Heacock Park, sometimes referred to as Heacock Place, predates the Olmsted park system of Buffalo. A roughly three acre plot of land was deeded to the city of Buffalo in January, 1854, by Reuben B. Heacock (1787-1854) and his wife, the former Abigail Peabody Grosvenor. It is located at the northern end of McKinley Parkway, and was originally triangular in layout. McKinley Parkway (formerly South Side Parkway) connects Heacock Park with South Park, and, via Red Jacket Parkway, with Cazenovia Park. When the South Side Parkway was laid out in 1891, its northern terminus was proposed to pass through Heacock Park and join the intersection of South Park Avenue (now Southside Parkway) and Abbott Road. As plans for the parkway were being finalized in 1895, the Board of Park Commissioners determined that the portion of the parkway passing through Heacock Park would be more appealing if it could be realigned. Rather than cut through the existing wooded park, they decided to create a pair of access roadways bearing to the west and east of the original line of the parkway. One would end at then South Park Avenue and the other at Abbott Road. The new configuration would separate parkway traffic from the main intersection, and allow the landscaping of Heacock Park to buffer the view up McKinley Parkway.
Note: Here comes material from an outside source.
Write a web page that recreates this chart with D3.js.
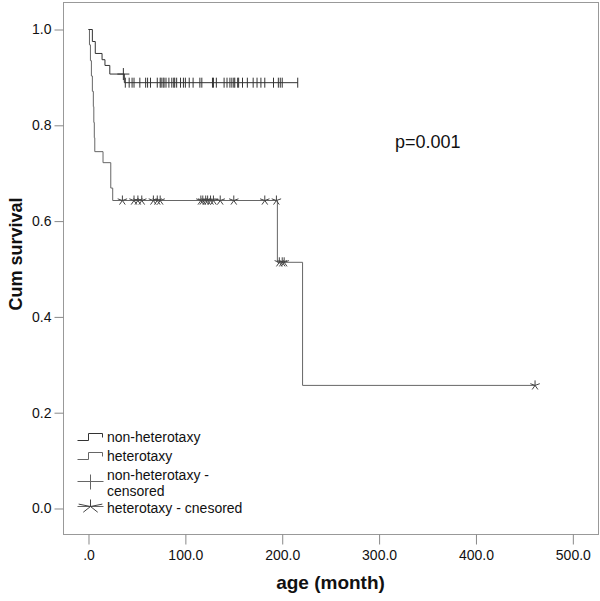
<!DOCTYPE html>
<html>
<head>
<meta charset="utf-8">
<script src="https://cdnjs.cloudflare.com/ajax/libs/d3/7.8.5/d3.min.js"></script>
<style>
  body { margin: 0; background: #fff; }
  text { font-family: "Liberation Sans", Arial, sans-serif; }
</style>
</head>
<body>
<div id="chart"></div>
<script>
var svgWidth = 600;
var svgHeight = 601;

// step curves: [time (months), cumulative survival]
var nonHetSteps = [[0, 1.0], [4, 0.975], [7, 0.95], [14, 0.937], [17, 0.925], [22, 0.907], [37, 0.889], [216, 0.889]];
var hetSteps = [[0, 1.0], [1, 0.968], [2, 0.935], [3, 0.903], [4, 0.871], [5, 0.839], [5.5, 0.806], [6, 0.774], [6.5, 0.745],
  [15, 0.722], [23, 0.669], [25, 0.643], [195, 0.514], [221, 0.257], [461, 0.257]];

// censored times
var nonHetCensorEarly = [36];
var nonHetCensorEarlyLevel = 0.907;
var nonHetCensored = [38, 42, 45, 47, 53, 59, 61, 64, 71, 74, 75, 77, 78, 80, 83, 86, 88, 89, 91, 95, 98, 100,
  104, 108, 115, 117, 128, 129, 132, 140, 143, 146, 148, 150, 151, 154, 155, 159, 164, 170, 174, 178, 182,
  191, 196, 198, 200, 216];
var nonHetLevel = 0.889;
var hetCensored = [35, 47, 51, 55, 67, 71, 74, 116, 118, 121, 123, 126, 129, 136, 150, 182, 194];
var hetLevel = 0.643;
var hetCensored2 = [197, 200, 202];
var hetLevel2 = 0.514;
var hetCensored3 = [461];
var hetLevel3 = 0.257;

var xTicks = [0, 100, 200, 300, 400, 500];
var yTicks = [0, 0.2, 0.4, 0.6, 0.8, 1.0];
var legendLabels = [["non-heterotaxy"], ["heterotaxy"], ["non-heterotaxy -", "censored"], ["heterotaxy - cnesored"]];

var frame = { left: 63, right: 598, top: 2, bottom: 534 };

var svg = d3.select("#chart")
  .append("svg")
  .attr("width", svgWidth)
  .attr("height", svgHeight);

var xScale = d3.scaleLinear()
  .domain([-25.8, 526.5])
  .range([frame.left, frame.right]);

var yScale = d3.scaleLinear()
  .domain([-0.0543, 1.0564])
  .range([frame.bottom, frame.top]);

// frame
svg.append("rect")
  .attr("x", frame.left + 0.5)
  .attr("y", frame.top + 0.5)
  .attr("width", frame.right - frame.left)
  .attr("height", frame.bottom - frame.top)
  .attr("fill", "none")
  .attr("stroke", "#999")
  .attr("stroke-width", 1);

// x axis
var bottomAxis = d3.axisBottom(xScale)
  .tickValues(xTicks)
  .tickSize(10)
  .tickPadding(6)
  .tickFormat(d => d === 0 ? ".0" : d3.format(".1f")(d));

var xAxis = svg.append("g")
  .attr("transform", `translate(0.5, ${frame.bottom + 0.5})`)
  .call(bottomAxis);
xAxis.select(".domain").remove();
xAxis.selectAll("line").attr("stroke", "#888");
xAxis.selectAll("text")
  .attr("font-size", "14px")
  .attr("fill", "#111")
  .attr("font-family", "'Liberation Sans', Arial, sans-serif");

// y axis
var leftAxis = d3.axisLeft(yScale)
  .tickValues(yTicks)
  .tickSize(9)
  .tickPadding(3)
  .tickFormat(d3.format(".1f"));

var yAxis = svg.append("g")
  .attr("transform", `translate(${frame.left + 0.5}, 0.5)`)
  .call(leftAxis);
yAxis.select(".domain").remove();
yAxis.selectAll("line").attr("stroke", "#888");
yAxis.selectAll("text")
  .attr("font-size", "14px")
  .attr("fill", "#111")
  .attr("font-family", "'Liberation Sans', Arial, sans-serif");

// axis titles
svg.append("text")
  .attr("x", (frame.left + frame.right) / 2)
  .attr("y", 589)
  .attr("text-anchor", "middle")
  .attr("font-size", "19px")
  .attr("font-weight", "bold")
  .attr("fill", "#111")
  .text("age (month)");

svg.append("text")
  .attr("transform", "translate(22, 254) rotate(-90)")
  .attr("text-anchor", "middle")
  .attr("font-size", "18px")
  .attr("font-weight", "bold")
  .attr("fill", "#111")
  .text("Cum survival");

svg.append("text")
  .attr("x", 395)
  .attr("y", 148)
  .attr("font-size", "18px")
  .attr("fill", "#111")
  .text("p=0.001");

// survival curves
var line = d3.line()
  .x(d => xScale(d[0]))
  .y(d => yScale(d[1]))
  .curve(d3.curveStepAfter);

var plot = svg.append("g").attr("transform", "translate(0.5, 0.5)");

plot.append("path")
  .datum(hetSteps)
  .attr("d", line)
  .attr("fill", "none")
  .attr("stroke", "#666")
  .attr("stroke-width", 1);

plot.append("path")
  .datum(nonHetSteps)
  .attr("d", line)
  .attr("fill", "none")
  .attr("stroke", "#333")
  .attr("stroke-width", 1);

// censor marks
function plusMark(g, x, y, h, w) {
  g.append("line").attr("x1", x).attr("x2", x).attr("y1", y - h).attr("y2", y + h)
    .attr("stroke", "#333").attr("stroke-width", 1);
  if (w) {
    g.append("line").attr("x1", x - w).attr("x2", x + w).attr("y1", y).attr("y2", y)
      .attr("stroke", "#333").attr("stroke-width", 1);
  }
}

function starMark(g, x, y, r, sx) {
  var angles = [90, 20, 160, 235, 305];
  angles.forEach(function(a) {
    var rad = a * Math.PI / 180;
    g.append("line")
      .attr("x1", x).attr("y1", y)
      .attr("x2", x + Math.cos(rad) * r * (sx || 1))
      .attr("y2", y - Math.sin(rad) * r)
      .attr("stroke", "#444").attr("stroke-width", 1);
  });
}

nonHetCensorEarly.forEach(function(t) {
  plusMark(plot, xScale(t), yScale(nonHetCensorEarlyLevel), 6, 6);
});
nonHetCensored.forEach(function(t) {
  plusMark(plot, xScale(t), yScale(nonHetLevel), 5, 0);
});
hetCensored.forEach(function(t) {
  starMark(plot, xScale(t), yScale(hetLevel), 5);
});
hetCensored2.forEach(function(t) {
  starMark(plot, xScale(t), yScale(hetLevel2), 5);
});
hetCensored3.forEach(function(t) {
  starMark(plot, xScale(t), yScale(hetLevel3), 5);
});

// legend
var legend = svg.append("g").attr("transform", "translate(0.5, 0.5)");
var legendY = [437, 456, 475, 508];

[["#333", 0], ["#666", 1]].forEach(function(s) {
  var y = legendY[s[1]];
  legend.append("path")
    .attr("d", `M77,${y + 3}H88V${y - 4}H102V${y}`)
    .attr("fill", "none")
    .attr("stroke", s[0])
    .attr("stroke-width", 1);
});

legend.append("line").attr("x1", 77).attr("x2", 103).attr("y1", 481).attr("y2", 481)
  .attr("stroke", "#666").attr("stroke-width", 1);
legend.append("line").attr("x1", 90).attr("x2", 90).attr("y1", 474).attr("y2", 489)
  .attr("stroke", "#666").attr("stroke-width", 1);

legend.append("line").attr("x1", 77).attr("x2", 103).attr("y1", 506).attr("y2", 506)
  .attr("stroke", "#666").attr("stroke-width", 1);
starMark(legend, 90, 506, 7, 1.8);

legendLabels.forEach(function(l, i) {
  var t = svg.append("text")
    .attr("x", 107)
    .attr("y", legendY[i] + 5)
    .attr("font-size", "14px")
    .attr("fill", "#111");
  l.forEach(function(part, j) {
    t.append("tspan")
      .attr("x", 107)
      .attr("dy", j === 0 ? 0 : 16)
      .text(part);
  });
});
</script>
</body>
</html>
The revision to the plan required that privately held parcels on either side of the new parkway be acquired. The city council agreed, and the acquisitions were accomplished, increasing the size of the park to about four acres and permitting the desired termination of the parkway.
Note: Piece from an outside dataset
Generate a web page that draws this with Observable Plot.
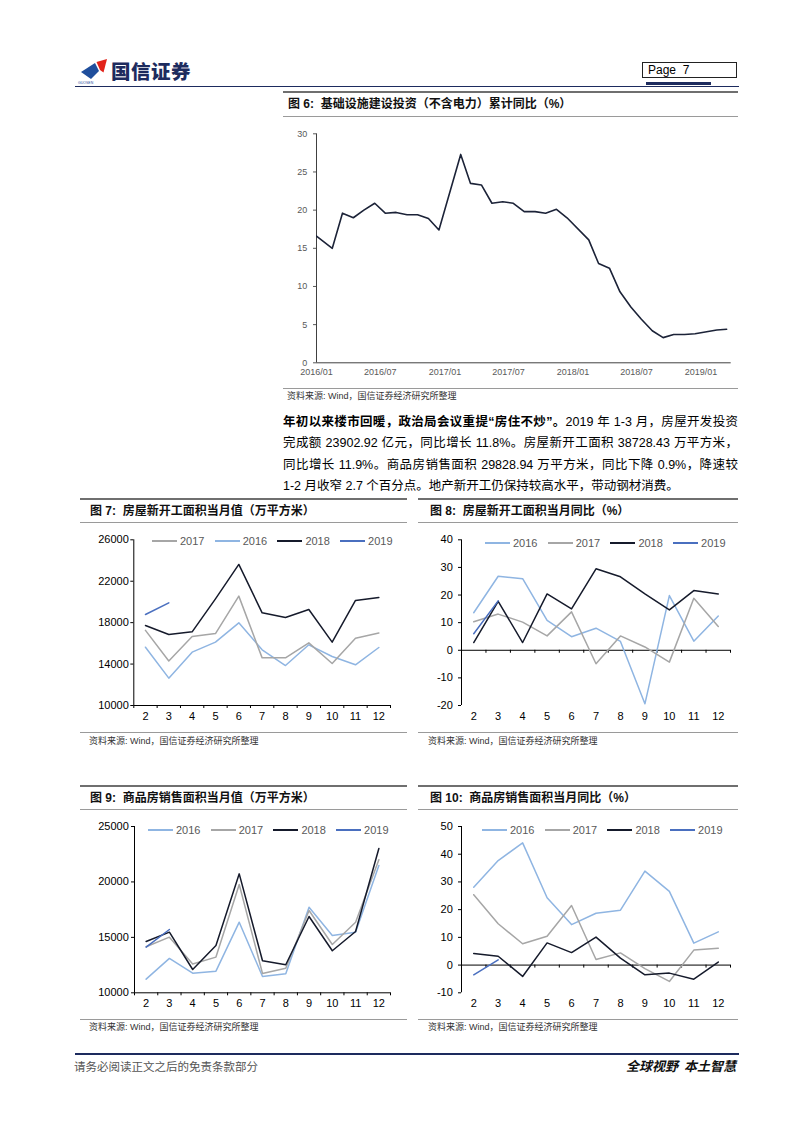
<!DOCTYPE html>
<html><head><meta charset="utf-8">
<script src="https://cdn.jsdelivr.net/npm/d3@7"></script>
<script src="https://cdn.jsdelivr.net/npm/@observablehq/plot@0.6"></script>
<style>
body{margin:0;background:#fff;}
#page{position:relative;width:802px;height:1133px;overflow:hidden;background:#fff;font-family:"Liberation Sans",Arial,"Noto Sans CJK SC",sans-serif;color:#000;}
.hr{position:absolute;}
.title{position:absolute;font-size:12px;font-weight:bold;white-space:nowrap;line-height:14px;color:#111;}
.src{position:absolute;font-size:9px;color:#333;white-space:nowrap;line-height:10px;}
.legend{position:absolute;display:flex;font-size:11px;color:#595959;line-height:12px;height:12px;}
.li{display:flex;align-items:center;width:62.7px;}
.sw{display:inline-block;width:25px;height:2px;margin-right:3px;}
.pl{position:absolute;left:283px;width:455px;font-size:12.5px;line-height:16px;text-align:justify;text-align-last:justify;}
.chart{position:absolute;}
.chart svg{display:block;}
</style>
</head><body><div id="page"></div>
<script>
// ---------- data ----------
const MONTHS = [2,3,4,5,6,7,8,9,10,11,12];
const BOUNDS = [1.5,2.5,3.5,4.5,5.5,6.5,7.5,8.5,9.5,10.5,11.5,12.5];

// Fig 6: infrastructure investment (excl. power) cumulative YoY (%)
const fig6Months = ["2015-12","2016-02","2016-03","2016-04","2016-05","2016-06","2016-07","2016-08","2016-09","2016-10","2016-11","2016-12",
  "2017-02","2017-03","2017-04","2017-05","2017-06","2017-07","2017-08","2017-09","2017-10","2017-11","2017-12",
  "2018-02","2018-03","2018-04","2018-05","2018-06","2018-07","2018-08","2018-09","2018-10","2018-11","2018-12",
  "2019-02","2019-03"];
const fig6Values = [17.2,15.0,19.6,19.0,20.0,20.9,19.6,19.7,19.4,19.4,18.9,17.4,
  27.3,23.5,23.3,20.9,21.1,20.9,19.8,19.8,19.6,20.1,19.0,
  16.1,13.0,12.4,9.3,7.3,5.7,4.2,3.3,3.7,3.7,3.8,
  4.3,4.4];
const fig6Ticks = ["2016-01","2016-07","2017-01","2017-07","2018-01","2018-07","2019-01"];
const fig6YTicks = [0,5,10,15,20,25,30];

// Fig 7: new housing starts, monthly (10k m2)
const fig7_2016 = [15630,12640,15150,16120,17980,15380,13860,15860,14730,13930,15600];
const fig7_2017 = [17250,14300,16660,16950,20560,14600,14600,16050,14060,16500,17000];
const fig7_2018 = [17730,16860,17110,20300,23620,18950,18500,19270,16120,20140,20430];
const fig7_2019 = [18790,19910];
const fig7YTicks = [10000,14000,18000,22000,26000];

// Fig 8: new housing starts, monthly YoY (%)
const fig8_2016 = [13.6,26.8,25.9,10.8,4.9,8.0,3.2,-19.4,19.8,3.3,12.4];
const fig8_2017 = [10.3,13.1,10.2,5.2,13.9,-4.9,5.2,1.2,-4.3,18.8,8.6];
const fig8_2018 = [2.8,17.7,2.8,20.4,15.0,29.5,26.6,20.4,14.6,21.6,20.4];
const fig8_2019 = [6.0,17.9];
const fig8YTicks = [-20,-10,0,10,20,30,40];

// Fig 9: commercial housing sales area, monthly (10k m2)
const fig9_2016 = [11230,13100,11770,11950,16370,11470,11710,17720,15170,15470,21480];
const fig9_2017 = [14150,15020,12590,13220,19770,11740,12220,17420,14360,16370,22000];
const fig9_2018 = [14630,15470,12100,14270,20730,12890,12530,16880,13790,15530,23020];
const fig9_2019 = [14120,15710];
const fig9YTicks = [10000,15000,20000,25000];

// Fig 10: commercial housing sales area, monthly YoY (%)
const fig10_2016 = [28.1,37.7,44.1,24.3,14.6,18.7,19.8,33.9,26.6,7.9,12.0];
const fig10_2017 = [25.4,14.9,7.7,10.4,21.5,2.0,4.4,-1.3,-5.9,5.4,6.1];
const fig10_2018 = [4.2,3.2,-4.1,8.0,4.5,10.1,2.5,-3.5,-2.9,-5.1,1.1];
const fig10_2019 = [-3.5,1.9];
const fig10YTicks = [-10,0,10,20,30,40,50];

const COLORS = {"2016":"#8fb5e2","2017":"#a6a6a6","2018":"#151a2b","2019":"#4a6fbf"};

// ---------- page helpers ----------
const page = document.getElementById("page");
function el(tag, cls, style, html){const e=document.createElement(tag); if(cls) e.className=cls; if(style) e.style.cssText=style; if(html!=null) e.innerHTML=html; page.appendChild(e); return e;}
function hr(x1,x2,y,w,c){el("div","hr",`left:${x1}px;top:${y - w/2}px;width:${x2-x1}px;height:${w}px;background:${c};`);}

// header
el("div","",`position:absolute;left:75px;top:52px;width:40px;height:34px;`,
 `<svg width="40" height="34" viewBox="75 52 40 34"><polygon points="81,72 95,63 99,71 91,79" fill="#1f4e9c"/><polygon points="96.5,62 107,59 103.5,72.5 100,70" fill="#e2231a"/><text x="78" y="84" font-size="3.5" fill="#1f4e9c" font-family="Liberation Sans">GUOSEN</text></svg>`);
el("div","",`position:absolute;left:111px;top:60px;font-size:19.5px;font-weight:900;color:#1d2b5e;letter-spacing:0.5px;line-height:22px;font-family:'Noto Sans CJK SC';`,"国信证券");
el("div","",`position:absolute;left:642px;top:62px;width:95px;height:16px;border:1px solid #222;box-sizing:border-box;font-size:12px;line-height:14px;padding-left:5px;white-space:pre;`,"Page  7");
hr(646,711,83.5,3,"#1d2b5e");
hr(75,739,86.5,1.5,"#1d2b5e");

// footer
hr(75,739,1054,2,"#1d2b5e");
el("div","",`position:absolute;left:74px;top:1059px;font-size:11.5px;color:#555;line-height:14px;font-family:'Noto Sans CJK SC';white-space:nowrap;`,"请务必阅读正文之后的免责条款部分");
el("div","",`position:absolute;right:66px;top:1058px;font-size:13px;font-weight:bold;font-style:italic;color:#111;line-height:16px;font-family:'Noto Sans CJK SC';white-space:pre;`,"全球视野  本土智慧");

// figure 6 block
hr(283,738,92,2.5,"#6f6f6f");
el("div","title",`left:288px;top:97px;`,"图 6:&nbsp; 基础设施建设投资（不含电力）累计同比（%）");
hr(283,738,116.5,1,"#9a9a9a");
hr(283,738,388.5,1,"#9a9a9a");
el("div","src",`left:287px;top:391px;`,"资料来源: Wind，国信证券经济研究所整理");

// paragraph
el("div","pl",`top:413.5px;`,"<b>年初以来楼市回暖，政治局会议重提“房住不炒”。</b>2019 年 1-3 月，房屋开发投资");
el("div","pl",`top:435px;`,"完成额 23902.92 亿元，同比增长 11.8%。房屋新开工面积 38728.43 万平方米，");
el("div","pl",`top:456.5px;`,"同比增长 11.9%。商品房销售面积 29828.94 万平方米，同比下降 0.9%，降速较");
el("div","pl",`top:478px;text-align:left;text-align-last:left;`,"1-2 月收窄 2.7 个百分点。地产新开工仍保持较高水平，带动钢材消费。");

// blocks for 7-10
function block(x1,x2,yTop,yUnder,yBottom,title,srcY,titleX,srcX){
  hr(x1,x2,yTop,2.5,"#6f6f6f");
  el("div","title",`left:${titleX}px;top:${(yTop+yUnder)/2-7}px;`,title);
  hr(x1,x2,yUnder,1,"#9a9a9a");
  hr(x1,x2,yBottom,1,"#9a9a9a");
  el("div","src",`left:${srcX}px;top:${srcY-5}px;`,"资料来源: Wind，国信证券经济研究所整理");
}
block(80,407,499,522,732.5,"图 7:&nbsp; 房屋新开工面积当月值（万平方米）",741,90,89);
block(418,738,499,522,732.5,"图 8:&nbsp; 房屋新开工面积当月同比（%）",741,430,428);
block(80,407,786,809,1019,"图 9:&nbsp; 商品房销售面积当月值（万平方米）",1027,90,89);
block(418,738,786,809,1019,"图 10:&nbsp; 商品房销售面积当月同比（%）",1027,430,428);

function legend(x,yc,names){
  const d = el("div","legend",`left:${x}px;top:${Math.round(yc-6)}px;`);
  d.innerHTML = names.map(n=>`<div class="li"><span class="sw" style="background:${COLORS[n]}"></span><span>${n}</span></div>`).join("");
}

// ---------- charts ----------
function place(svg,left,top){const d=el("div","chart",`left:${left}px;top:${top}px;`); d.appendChild(svg);}

// Fig 6
{
  const parse = s => {const [y,m]=s.split("-").map(Number); return new Date(Date.UTC(y,m-1,15));};
  const data = fig6Months.map((s,i)=>({date: parse(s), v: fig6Values[i]}));
  const ticks = fig6Ticks.map(s=>{const [y,m]=s.split("-").map(Number); return new Date(Date.UTC(y,m-1,1));});
  const x0 = new Date(Date.UTC(2016,0,1)), x1 = new Date(Date.UTC(2019,2,28));
  const svg = Plot.plot({
    width:455, height:262, marginLeft:33, marginRight:7.3, marginTop:13.3, marginBottom:19.7,
    style:{fontFamily:"Liberation Sans, Arial, sans-serif", fontSize:"9px", color:"#595959", background:"transparent", overflow:"visible"},
    x:{type:"utc", domain:[x0,x1], ticks, tickFormat:d3.utcFormat("%Y/%m"), tickSize:0, tickPadding:6, label:null},
    y:{domain:[0,30], ticks:fig6YTicks, tickSize:3, tickPadding:6.3, label:null},
    marks:[
      Plot.ruleX([x0],{stroke:"#404040"}),
      Plot.ruleY([0],{stroke:"#404040"}),
      Plot.line(data,{x:"date",y:"v",stroke:"#1c2338",strokeWidth:1.6,clip:true})
    ]
  });
  place(svg,283,120);
}

function monthChart({series, yDomain, yTicks, zero, w, h, ml, mr, mt, mb, xPad, yPad}){
  const marks = [
    Plot.ruleX([1.5],{stroke:"#000"}),
    Plot.ruleY([zero],{stroke:"#000"}),
    Plot.ruleX(BOUNDS,{x:d=>d, y1:()=>zero, y2:()=>zero, insetBottom:-3, stroke:"#000"})
  ];
  for (const s of series){
    const data = s.values.map((v,i)=>({m:MONTHS[i], v}));
    marks.push(Plot.line(data,{x:"m",y:"v",stroke:COLORS[s.name],strokeWidth:1.5}));
  }
  return Plot.plot({
    width:w, height:h, marginLeft:ml, marginRight:mr, marginTop:mt, marginBottom:mb,
    style:{fontFamily:"Liberation Sans, Arial, sans-serif", fontSize:"11px", color:"#000", background:"transparent", overflow:"visible"},
    x:{domain:[1.5,12.5], ticks:MONTHS, tickFormat:d=>String(d), tickSize:0, tickPadding:xPad, label:null},
    y:{domain:yDomain, ticks:yTicks, tickFormat:d=>String(d), tickSize:3, tickPadding:yPad, label:null},
    marks
  });
}

place(monthChart({
  series:[{name:"2016",values:fig7_2016},{name:"2017",values:fig7_2017},{name:"2018",values:fig7_2018},{name:"2019",values:fig7_2019}],
  yDomain:[10000,26000], yTicks:fig7YTicks, zero:10000,
  w:327, h:208, ml:53.3, mr:17, mt:15.3, mb:27, xPad:7, yPad:2
}),80,524);
legend(152,541,["2017","2016","2018","2019"]);

place(monthChart({
  series:[{name:"2016",values:fig8_2016},{name:"2017",values:fig8_2017},{name:"2018",values:fig8_2018},{name:"2019",values:fig8_2019}],
  yDomain:[-20,40], yTicks:fig8YTicks, zero:0,
  w:320, h:208, ml:43, mr:8, mt:15.3, mb:27, xPad:7, yPad:5.7
}),418,524);
legend(485,543,["2016","2017","2018","2019"]);

place(monthChart({
  series:[{name:"2016",values:fig9_2016},{name:"2017",values:fig9_2017},{name:"2018",values:fig9_2018},{name:"2019",values:fig9_2019}],
  yDomain:[10000,25000], yTicks:fig9YTicks, zero:10000,
  w:327, h:209, ml:54, mr:17, mt:16, mb:26.7, xPad:6.5, yPad:2.7
}),80,810);
legend(148,830,["2016","2017","2018","2019"]);

place(monthChart({
  series:[{name:"2016",values:fig10_2016},{name:"2017",values:fig10_2017},{name:"2018",values:fig10_2018},{name:"2019",values:fig10_2019}],
  yDomain:[-10,50], yTicks:fig10YTicks, zero:0,
  w:320, h:209, ml:43, mr:8, mt:16, mb:26.7, xPad:6.5, yPad:5.7
}),418,810);
legend(482,830,["2016","2017","2018","2019"]);
</script>
</body></html>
The park itself was was used to host regular band concerts and picnics. When fervor for tennis swept the country about 1910, a tennis court was installed, with a second added in 1915. Organized matches, as well as recreational play, were held for serveral years.

As vehicular traffic continued to increase over the years, the alignment of parkway access drives created problems for traffic flow, causing delays and backups between the parkway access drives and the main intersection. To ameliorate this congestion, in the early 1980s the easterly drive connecting with Abbott Road was closed off and replaced with turf. That is the configuration in place today.

The park derives its name from its original donor, Reuben Bostwick Heacock. He was a banker and merchant prominent in the business affairs of the young city. His most prominent endeavor was as a founding member of the Hydraulic Business Association in 1827, predating the city’s incorporation. That company constructed a canal in the bed of Little Buffalo Creek, running some three miles from what is now West Seneca to Lake Erie, to provide water power as an enticement to industries to locate along its banks. The canal’s terminus was the “Commercial Slip” on the Erie Canal, which has been recreated at the present Canalside on the Buffalo Waterfront. The Hydraulic Canal lay largely within the territory of the Buffalo Creek Reservation of the Seneca Nation of Indians, who were paid a nominal rent for the privilege. A disputed treaty in 1838 attempted to extinguish Seneca rights to the land and force their relocation to Wisconsin and to Kansas. In 1842, that treaty was renegotiated and subsequently ratified by the United States Senate. By that instrument, the Buffalo Creek reservation was surrendered and vacated, and the lands were sold to the Ogden Land Company; the Seneca Nation retaining the Allegheny and Cattaraugus reservations. Heacock had speculated in the lands made available by the forced relocation, the ground of Heacock Park being a small part of the property he had thus purchased.